Our vehicle wound ever higher up the earthen road cutting through Morocco’s High Atlas mountains. Below me, the red soil spilled like wine between green dots of forest and sheets of white snow. I lost myself in the dizzying beauty of North Africa’s tallest peaks, and as I nervously peered out of the window, I saw there was no guardrail separating us from the sharp ledge and distant valley below.
Our journey had started an hour earlier at the base of the mountain along an ancient caravan trail that connects Marrakech and the Sahara.
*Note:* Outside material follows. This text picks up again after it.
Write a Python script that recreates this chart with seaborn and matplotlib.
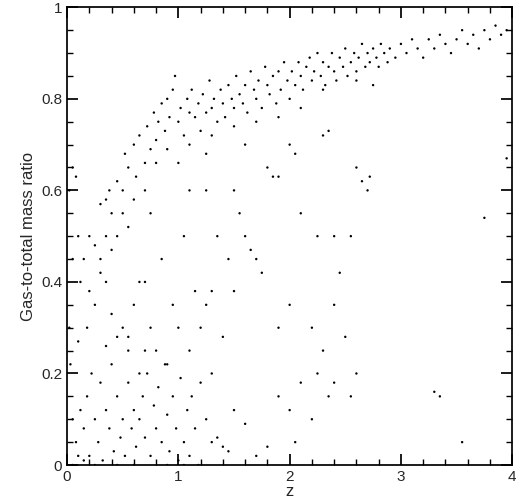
import matplotlib
matplotlib.use("Agg")
import matplotlib.pyplot as plt
from matplotlib.ticker import MultipleLocator, FuncFormatter
import seaborn as sns
import pandas as pd

sns.set_theme(style="ticks")
plt.rcParams["font.family"] = ["Liberation Sans", "DejaVu Sans"]

# upper sequence
band_z = [0.3, 0.35, 0.38, 0.4, 0.45, 0.5, 0.52, 0.55, 0.6, 0.62, 0.65, 0.7, 0.72, 0.75, 0.78, 0.8, 0.82, 0.85, 0.88, 0.9,
          0.92, 0.95, 0.97, 1.0, 1.02, 1.05, 1.08, 1.1, 1.12, 1.15, 1.18, 1.2, 1.22, 1.25, 1.28, 1.3, 1.32, 1.35, 1.38, 1.4,
          1.42, 1.45, 1.48, 1.5, 1.52, 1.55, 1.58, 1.6, 1.62, 1.65, 1.68, 1.7, 1.72, 1.75, 1.78, 1.8, 1.82, 1.85, 1.88, 1.9,
          1.92, 1.95, 1.98, 2.0, 2.02, 2.05, 2.08, 2.1, 2.12, 2.15, 2.18, 2.2, 2.22, 2.25, 2.28, 2.3, 2.32, 2.35, 2.38, 2.4,
          2.42, 2.45, 2.48, 2.5, 2.52, 2.55, 2.58, 2.6, 2.62, 2.65, 2.68, 2.7, 2.72, 2.75, 2.78, 2.8, 2.82, 2.85, 2.88, 2.9,
          2.95, 3.0, 3.05, 3.1, 3.15, 3.2, 3.25, 3.3, 3.35, 3.4, 3.45, 3.5, 3.55, 3.6, 3.65, 3.7, 3.75, 3.8, 3.85, 3.9, 3.95,
          1.1, 1.3, 1.5, 1.7, 1.9, 2.1, 2.3, 2.6, 2.75, 1.25, 0.9, 0.7, 0.6, 0.8, 1.0, 0.5, 0.55, 0.45, 0.4, 0.35, 0.25, 0.2, 0.15]
band_r = [0.57, 0.58, 0.6, 0.55, 0.62, 0.6, 0.68, 0.65, 0.7, 0.63, 0.72, 0.66, 0.74, 0.69, 0.77, 0.71, 0.75, 0.79, 0.73, 0.8,
          0.76, 0.82, 0.85, 0.75, 0.78, 0.72, 0.8, 0.77, 0.82, 0.76, 0.79, 0.73, 0.81, 0.77, 0.84, 0.78, 0.8, 0.75, 0.82, 0.79,
          0.76, 0.83, 0.8, 0.78, 0.85, 0.81, 0.79, 0.83, 0.77, 0.86, 0.82, 0.8, 0.84, 0.78, 0.87, 0.83, 0.81, 0.85, 0.79, 0.86,
          0.82, 0.88, 0.84, 0.8, 0.86, 0.83, 0.88, 0.85, 0.82, 0.87, 0.89, 0.84, 0.86, 0.9, 0.85, 0.88, 0.83, 0.87, 0.9, 0.86,
          0.84, 0.89, 0.87, 0.91, 0.85, 0.88, 0.9, 0.86, 0.89, 0.92, 0.87, 0.9, 0.88, 0.91, 0.89, 0.87, 0.92, 0.9, 0.88, 0.91,
          0.89, 0.92, 0.9, 0.93, 0.91, 0.89, 0.93, 0.91, 0.94, 0.92, 0.9, 0.93, 0.95, 0.92, 0.94, 0.91, 0.95, 0.93, 0.96, 0.94, 0.95,
          0.7, 0.72, 0.74, 0.75, 0.76, 0.78, 0.82, 0.84, 0.83, 0.68, 0.69, 0.6, 0.58, 0.66, 0.66, 0.55, 0.52, 0.5, 0.47, 0.5, 0.48, 0.5, 0.45]

# scattered middle
mid_z = [0.05, 0.08, 0.02, 0.1, 0.05, 0.12, 0.2, 0.18, 0.25, 0.3, 0.35, 0.4, 0.45, 0.5, 0.55, 0.6, 0.65, 0.7, 0.75, 0.8,
         0.85, 0.9, 0.95, 1.0, 1.05, 1.1, 1.15, 1.2, 1.25, 1.3, 1.35, 1.4, 1.45, 1.5, 1.55, 1.6, 1.65, 1.7, 1.75, 1.8,
         1.85, 1.9, 2.0, 2.05, 2.1, 2.2, 2.25, 2.3, 2.35, 2.4, 2.45, 2.5, 2.55, 2.6, 2.65, 2.7, 2.72, 3.75, 3.95, 3.3,
         3.35, 3.55, 1.6, 2.0, 0.3, 0.65, 0.75, 1.1, 1.25, 1.5, 1.3, 1.9, 2.4, 2.3]
mid_r = [0.65, 0.63, 0.6, 0.5, 0.45, 0.4, 0.38, 0.3, 0.35, 0.42, 0.4, 0.33, 0.28, 0.3, 0.25, 0.35, 0.2, 0.4, 0.3, 0.25,
         0.45, 0.22, 0.35, 0.3, 0.5, 0.25, 0.38, 0.3, 0.35, 0.2, 0.5, 0.28, 0.45, 0.6, 0.55, 0.5, 0.47, 0.45, 0.42, 0.65,
         0.63, 0.63, 0.35, 0.68, 0.55, 0.3, 0.5, 0.72, 0.73, 0.5, 0.42, 0.28, 0.5, 0.65, 0.62, 0.6, 0.63, 0.54, 0.67, 0.16,
         0.15, 0.05, 0.7, 0.7, 0.45, 0.4, 0.55, 0.6, 0.6, 0.38, 0.38, 0.3, 0.35, 0.25]

# low region
low_z = [0.02, 0.05, 0.08, 0.1, 0.12, 0.15, 0.18, 0.2, 0.22, 0.25, 0.28, 0.3, 0.32, 0.35, 0.38, 0.4, 0.42, 0.45, 0.48, 0.5,
         0.52, 0.55, 0.58, 0.6, 0.62, 0.65, 0.68, 0.7, 0.72, 0.75, 0.78, 0.8, 0.82, 0.85, 0.88, 0.9, 0.92, 0.95, 0.98, 1.0,
         1.02, 1.05, 1.08, 1.1, 1.12, 1.15, 1.18, 1.2, 1.25, 1.3, 1.35, 1.4, 1.45, 1.5, 1.6, 1.7, 1.8, 1.9, 2.0, 2.05,
         2.1, 2.2, 2.25, 2.35, 2.4, 2.55, 2.6, 0.03, 0.1, 0.0, 0.05, 0.15, 0.25, 0.45, 0.6, 0.9, 1.05, 0.7, 0.55, 0.35]
low_r = [0.3, 0.1, 0.05, 0.02, 0.12, 0.08, 0.15, 0.02, 0.2, 0.1, 0.05, 0.18, 0.01, 0.12, 0.08, 0.22, 0.03, 0.15, 0.06, 0.1,
         0.02, 0.18, 0.08, 0.12, 0.04, 0.1, 0.15, 0.06, 0.2, 0.02, 0.13, 0.08, 0.17, 0.05, 0.22, 0.11, 0.03, 0.15, 0.08, 0.01,
         0.19, 0.05, 0.12, 0.02, 0.15, 0.08, 0.0, 0.18, 0.1, 0.05, 0.06, 0.04, 0.03, 0.12, 0.09, 0.02, 0.04, 0.15, 0.12, 0.05,
         0.18, 0.1, 0.2, 0.15, 0.18, 0.15, 0.2, 0.22, 0.27, 0.0, 0.0, 0.01, 0.0, 0.0, 0.0, 0.0, 0.0, 0.25, 0.28, 0.26]

df = pd.DataFrame({"z": band_z + mid_z + low_z, "ratio": band_r + mid_r + low_r})

fig = plt.figure(figsize=(5.2, 5.03), dpi=100)
ax = fig.add_axes([0.129, 0.0755, 0.856, 0.91])
sns.scatterplot(data=df, x="z", y="ratio", ax=ax, color="black", s=3, marker="o", edgecolor="none", linewidth=0)

ax.set_xlim(0, 4)
ax.set_ylim(0, 1)
ax.xaxis.set_major_locator(MultipleLocator(1))
ax.xaxis.set_minor_locator(MultipleLocator(0.2))
ax.yaxis.set_major_locator(MultipleLocator(0.2))
ax.yaxis.set_minor_locator(MultipleLocator(0.05))
fmt = FuncFormatter(lambda v, p: f"{v:g}")
ax.xaxis.set_major_formatter(fmt)
ax.yaxis.set_major_formatter(fmt)
ax.tick_params(which="both", direction="in", top=True, right=True, labelsize=11, color="black")
ax.tick_params(which="major", length=8)
ax.tick_params(which="minor", length=4)
for s in ax.spines.values():
    s.set_color("black")
ax.set_xlabel("z", fontsize=12, labelpad=0)
ax.set_ylabel("Gas-to-total mass ratio", fontsize=12)

fig.savefig("out.png", dpi=100)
Centuries ago, this trans-Saharan trade route had brought gold, ivory and cloth from places like Timbuktu, Sudan and Ghana to the North African coast. Today, the once-proud villages sprinkled along this winding road are little more than shantytowns, where weary travellers can buy grilled meat outside open shacks and cafes.
I had stopped at one of these villages, Taddert, that morning, clutching a faded copy of Berber Village: The Story of the Oxford University Expedition to the High Atlas Mountains of Morocco. Published in 1959 and written by expedition member Bryan Clarke, the book is an account of a remarkable 17-day expedition undertaken by five students in 1955 from Oxford to a remote village called Idihr. The youths travelled in an ex-army truck in hopes of studying the geography, wildlife and customs of this far-flung corner of the Arab world’s tallest mountain range.
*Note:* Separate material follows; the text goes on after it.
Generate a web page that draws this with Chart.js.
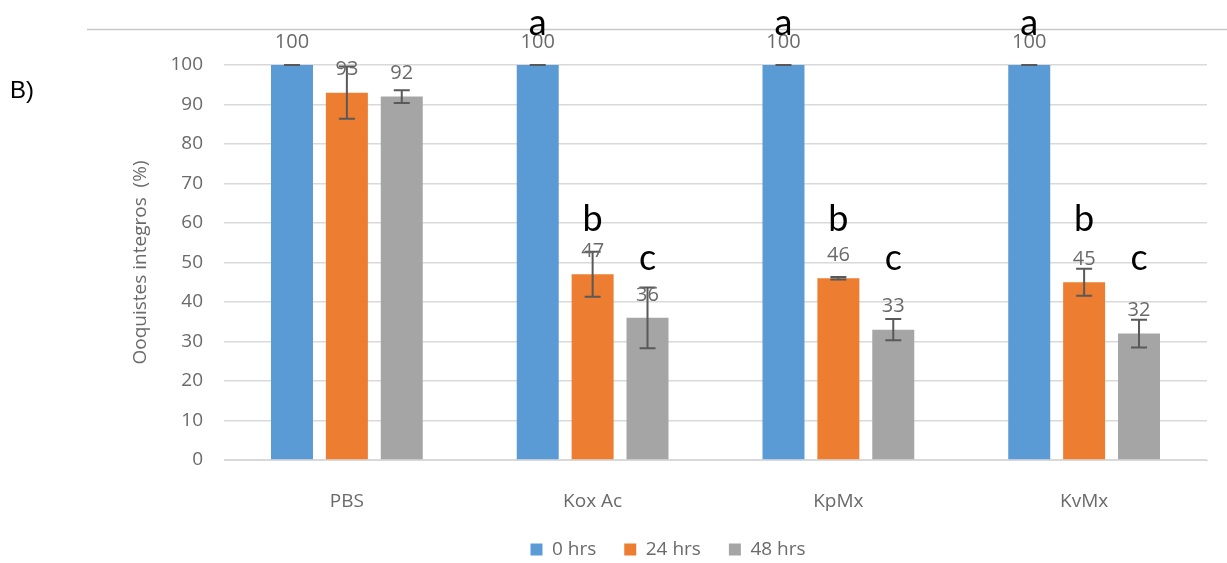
<!DOCTYPE html>
<html>
<head>
<meta charset="utf-8">
<script src="https://cdn.jsdelivr.net/npm/chart.js@4.4.1/dist/chart.umd.min.js"></script>
<style>
  html, body { margin: 0; padding: 0; background: #fff; }
  #wrap { width: 1227px; height: 563px; position: relative; }
</style>
</head>
<body>
<div id="wrap"><canvas id="chart" width="1227" height="563"></canvas></div>
<script>
// Data
const categories = ["PBS", "Kox Ac", "KpMx", "KvMx"];
const seriesNames = ["0 hrs", "24 hrs", "48 hrs"];
const hrs0 = [100, 100, 100, 100];
const hrs24 = [93, 47, 46, 45];
const hrs48 = [92, 36, 33, 32];
const err0 = [0, 0, 0, 0];
const err24 = [6.6, 5.7, 0.3, 3.4];
const err48 = [1.6, 7.7, 2.7, 3.5];
const letters0 = ["", "a", "a", "a"];
const letters24 = ["", "b", "b", "b"];
const letters48 = ["", "c", "c", "c"];
const yTicks = [0, 10, 20, 30, 40, 50, 60, 70, 80, 90, 100];

const colors = ["#5B9BD5", "#ED7D31", "#A5A5A5"];
const allErr = [err0, err24, err48];
const allLetters = [letters0, letters24, letters48];
const letterOffset = [42, 32, 29]; // px above the highest error cap in the series

const textGray = "#6a6a6a";
const FONT = "'Open Sans', sans-serif";

// error bars, value labels, significance letters and the panel decoration
const extrasPlugin = {
  id: "extras",
  beforeDraw(chart) {
    const ctx = chart.ctx;
    ctx.save();
    ctx.strokeStyle = "#c8c8c8";
    ctx.lineWidth = 1.5;
    ctx.beginPath();
    ctx.moveTo(87, 29.5);
    ctx.lineTo(1227, 29.5);
    ctx.stroke();
    ctx.fillStyle = "#000";
    ctx.font = "24px 'Liberation Sans', sans-serif";
    ctx.textBaseline = "middle";
    ctx.fillText("B)", 10, 91);
    ctx.restore();
  },
  afterDatasetsDraw(chart) {
    const ctx = chart.ctx;
    const y = chart.scales.y;
    ctx.save();
    chart.data.datasets.forEach((ds, di) => {
      const meta = chart.getDatasetMeta(di);
      const errs = allErr[di];
      let topMost = Infinity;
      meta.data.forEach((bar, i) => {
        const v = ds.data[i];
        const e = errs[i];
        const yTop = y.getPixelForValue(v + e);
        const yBot = y.getPixelForValue(v - e);
        ctx.strokeStyle = "#595959";
        ctx.lineWidth = 2;
        ctx.beginPath();
        ctx.moveTo(bar.x, yTop);
        ctx.lineTo(bar.x, yBot);
        ctx.moveTo(bar.x - 8, yTop);
        ctx.lineTo(bar.x + 8, yTop);
        ctx.moveTo(bar.x - 8, yBot);
        ctx.lineTo(bar.x + 8, yBot);
        ctx.stroke();
        // value label
        ctx.fillStyle = textGray;
        ctx.font = "20px " + FONT;
        ctx.textAlign = "center";
        ctx.textBaseline = "bottom";
        ctx.fillText(String(v), bar.x, bar.y - 13);
        if (allLetters[di][i]) topMost = Math.min(topMost, yTop);
      });
      // significance letters at a common height for the series
      meta.data.forEach((bar, i) => {
        const L = allLetters[di][i];
        if (!L) return;
        ctx.fillStyle = "#000";
        ctx.font = "36px Lato, sans-serif";
        ctx.textAlign = "center";
        ctx.textBaseline = "middle";
        ctx.fillText(L, bar.x, topMost - letterOffset[di]);
      });
    });
    ctx.restore();
  }
};

const dataArrays = [hrs0, hrs24, hrs48];

new Chart(document.getElementById("chart"), {
  type: "bar",
  data: {
    labels: categories,
    datasets: seriesNames.map((name, i) => ({
      label: name,
      data: dataArrays[i],
      backgroundColor: colors[i],
      borderWidth: 0,
      categoryPercentage: 0.67,
      barPercentage: 0.765
    }))
  },
  options: {
    responsive: false,
    animation: false,
    layout: { padding: { left: 129, right: 20, top: 65, bottom: 0 } },
    plugins: {
      tooltip: { enabled: false },
      legend: {
        position: "bottom",
        maxHeight: 51,
        labels: {
          boxWidth: 12,
          boxHeight: 12,
          color: textGray,
          font: { family: FONT, size: 19 },
          padding: 28
        }
      }
    },
    scales: {
      x: {
        grid: { display: false },
        border: { display: true, color: "#d9d9d9" },
        ticks: { color: textGray, font: { family: FONT, size: 19 }, padding: 22 },
        afterFit(s) { s.height = 52; }
      },
      y: {
        min: 0,
        max: 100,
        afterBuildTicks(s) { s.ticks = yTicks.map(v => ({ value: v })); },
        grid: { color: "#d9d9d9", lineWidth: 1.5, drawTicks: false },
        border: { display: false },
        ticks: { color: textGray, font: { family: FONT, size: 19 }, padding: 21 },
        title: {
          display: true,
          text: "Ooquistes integros  (%)",
          color: textGray,
          font: { family: FONT, size: 19 },
          padding: 0
        },
        afterFit(s) { s.width = 95; }
      }
    }
  },
  plugins: [extrasPlugin]
});
</script>
</body>
</html>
Their journey took place during times of civil unrest. Morocco had been a French protectorate since 1912, but following the exile of Sultan Mohammed V in 1953, violence had erupted and colonial authorities were ruthlessly cracking down on Moroccan nationalists. By the time the students crossed from England to San Sebastián, Spain, and prepared to venture through Gibraltar into Morocco in the summer of 1955, French occupation was on its last legs and the country’s future was uncertain.
When the students arrived in North Africa, they sought help from Morocco’s ruler, T’hami el-Glaoui, to find a suitably remote village for their research and protection as they travelled. Before becoming the Pasha of Marrakesh in 1912, el-Glaoui had been dubbed the ‘Lord of the Atlas’ and ruled over the caravan route cutting through the mountains in southern Morocco. His palace had been the fabled Kasbah in Telouet in central Morocco, and at the time of his death in 1956 he was one of the richest men in the world.
After ferrying and driving to the High Atlas mountains from Oxford, the students spent the night at the el-Glaoui’s kasbah. This was the end of the road, so a local sheikh arranged for a caravan of mules to carry their luggage while the students walked some 35km from Telouet to Idihr.
Like the students, I had come to Morocco for an adventure of my own. After living in the US for a decade, I travelled to the country in hopes of writing a novel. One day while rummaging through a library in Casablanca, I discovered a copy of Berber Village. As I read, I became enthralled by the trials and tribulations these five young adventurers faced – among them a Moroccan interpreter and an aspiring zoologist, ethnologist, geographer and botanist.
During their 17-day journey, according to the book, the students slept on a British official’s veranda, met legendary explorer Wilfred Thesiger and were nearly held captive by bandits in Marrakech. After eventually reaching Idihr, they camped for seven weeks as they researched. Their main funding came from Oxford University’s Exploration Club, which allowed them to buy the truck, and a £100 advance payment from National Geographic for a future article.
In the weeks before setting off, the students had stockpiled huge numbers of ready-made meals, penicillin and toilet paper in their boarding rooms. Clarke was eventually waved off by the elderly landlady he was staying with, who gave him a sack of homemade sandwiches for his trip.
The students had chosen Idihr because of its remote location high in the folds of the Atlas mountain range. They wanted to find somewhere untouched by modernity to study the beliefs and agricultural practices of a remote Maghreb society. The students pitched their tents by a stream that flowed near a large walnut tree below the village.
As the weeks passed, Clarke writes, a gradual friendship formed between the two disparate groups. The students invited the djellaba-robed villagers into their tents for tea, and the villagers hosted them in their simple brick houses, where they offered the university students slow-cooked tagines. The villagers soon revealed a communal belief in animism and genies and began to see the students, who shared their penicillin, as magic healers.